Juniper’s survey results also indicate increasing interest, activity or progress, with 65% of responding large enterprises “considering or actively engaged” in blockchain deployment. Last year, that number was 54%.

(I hate this hybrid category. There’s such a big difference between “considering” and “actively engaged.” The key point here is that this category, as flawed as it is, has trended higher over the past year.)

Other Significant Takeaways

  • The Juniper survey shows that payments-related applications are not as dominant as they used to be. Last year, 34% of proposed projects were related to payments. This year, it’s 15%, giving way to increasing interest in logistics, authentication, smart contracts and other applications.
  • The Juniper survey also found that all the firms that had already invested more than $100,000 in blockchain indicated they plan to spend “at least” that much in the coming year.

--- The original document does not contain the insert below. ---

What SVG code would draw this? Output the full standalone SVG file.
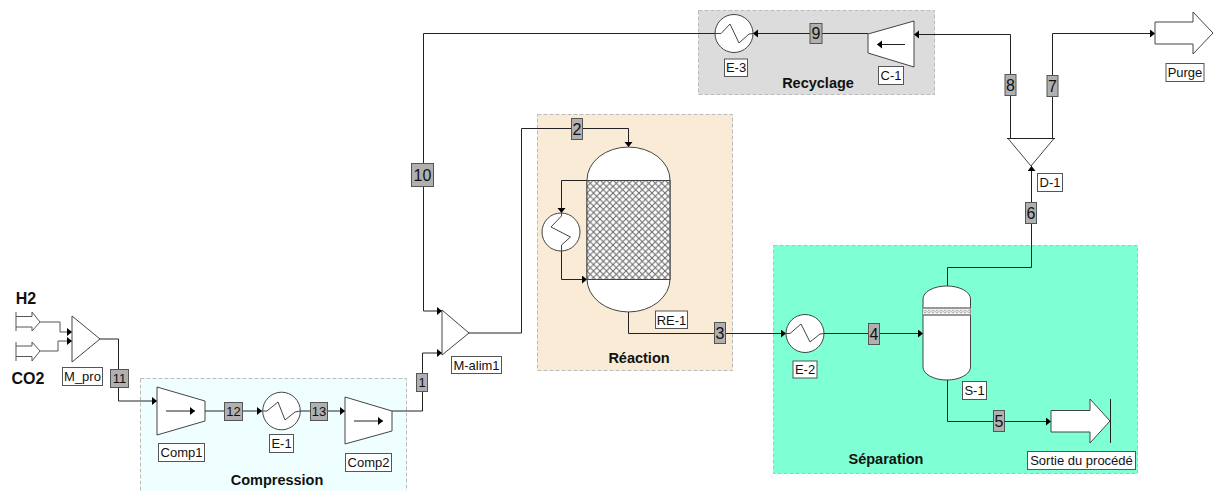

Juniper said that this demonstrates “largely positive” initial feedback on the technology.
  • Interestingly, among the incumbent tech giants, Juniper found that IBM was the most popular company (65%) for blockchain solutions, outstripping Microsoft’s 19% market share.

Most people focus on the buying and selling of cryptocurrencies and whether prices are trending up or down. Not me. I pay attention to where the real action is… in the tech trenches.

It’s where various versions of the blockchain are trying to make the critical jump from “works in theory” to “works in practice.”

Now more than ever, keeping tabs on what happens in the trenches will tell us which blockchains have a future… and just how big that future could be.